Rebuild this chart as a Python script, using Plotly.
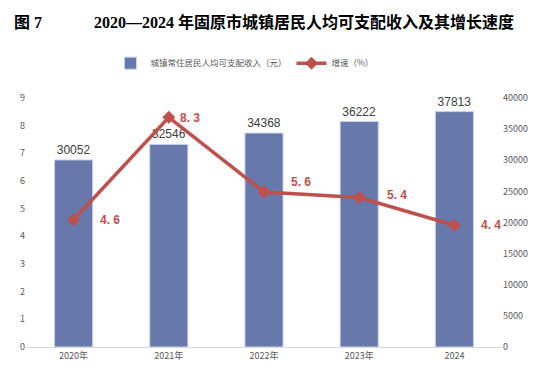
import plotly.graph_objects as go

categories = ["2020年", "2021年", "2022年", "2023年", "2024"]
income = [30052, 32546, 34368, 36222, 37813]
growth = [4.6, 8.3, 5.6, 5.4, 4.4]
growth_labels = ["4. 6", "8. 3", "5. 6", "5. 4", "4. 4"]
label_dx = [36, 21, 37, 38, 37]
label_dy = [0, -1, 10, 3, 0]

bar_color = "#6778AA"
line_color = "#C0504D"
xpos = list(range(len(categories)))

fig = go.Figure()
fig.add_trace(go.Bar(
    x=xpos, y=income, yaxis="y2", name="城镇常住居民人均可支配收入（元）",
    marker=dict(color=bar_color, line=dict(color="#C8D2EC", width=1)),
    width=0.4, text=[str(v) for v in income], textposition="outside",
    textfont=dict(size=12, color="#404040", family="Liberation Sans, Arial"),
    cliponaxis=False,
))
fig.add_trace(go.Scatter(
    x=xpos, y=growth, yaxis="y3", name="增速（%）", mode="lines+markers",
    line=dict(color=line_color, width=3.5),
    marker=dict(symbol="diamond", size=10, color=line_color),
    cliponaxis=False,
))
for xp, g, t, dx, dy in zip(xpos, growth, growth_labels, label_dx, label_dy):
    fig.add_annotation(x=xp, y=g, xref="x", yref="y3", text="<b>" + t + "</b>", showarrow=False,
                       xshift=dx, yshift=dy,
                       font=dict(size=12, color="#C0504D", family="Liberation Sans, Arial"))

fig.add_annotation(xref="paper", yref="paper", x=-0.03, y=1.305, xanchor="left", yanchor="middle",
                   text="<b>图 7</b>", showarrow=False,
                   font=dict(size=16, color="#000000", family="Liberation Serif, Noto Sans CJK SC"))
fig.add_annotation(xref="paper", yref="paper", x=0.584, y=1.305, xanchor="center", yanchor="middle",
                   text="<b>2020—2024 年固原市城镇居民人均可支配收入及其增长速度</b>", showarrow=False,
                   font=dict(size=16, color="#000000", family="Liberation Serif, Noto Sans CJK SC"))

# invisible trace to show left axis
fig.add_trace(go.Scatter(x=[0], y=[0], yaxis="y", mode="markers", marker=dict(opacity=0),
                         showlegend=False, hoverinfo="skip"))

fig.update_layout(
    width=545, height=374,
    margin=dict(l=14, r=51, t=90, b=35),
    plot_bgcolor="white", paper_bgcolor="white",
    font=dict(family="Noto Sans CJK SC, Liberation Sans", color="#595959", size=9),
    showlegend=True,
    legend=dict(orientation="h", x=0.459, xanchor="center", y=1.14, yanchor="middle",
                font=dict(size=8.5, color="#595959"), traceorder="normal", itemwidth=30),
    xaxis=dict(range=[-0.5, 4.5], tickmode="array", tickvals=xpos, ticktext=categories,
               showgrid=False, showline=True, linecolor="#D9D9D9", linewidth=1, zeroline=False,
               ticks="", tickfont=dict(size=9, color="#595959")),
    yaxis=dict(range=[0, 9], dtick=1, showgrid=False, zeroline=False, showline=False,
               ticks="", tickfont=dict(size=9, color="#595959")),
    yaxis2=dict(range=[0, 40000], dtick=5000, tickformat="d", overlaying="y", side="right",
                showgrid=False, zeroline=False, showline=False, ticks="",
                tickfont=dict(size=9, color="#595959")),
    yaxis3=dict(range=[0, 9], overlaying="y", visible=False),
)
fig.write_html("out.html")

● **Objective**: Please quote the lines of the material, beginning with the first and ending with the one that contains "import plotly.graph_objects as go", exactly as written and without any pictures.

● **Complete answer**:
Rebuild this chart as a Python script, using Plotly.
import plotly.graph_objects as go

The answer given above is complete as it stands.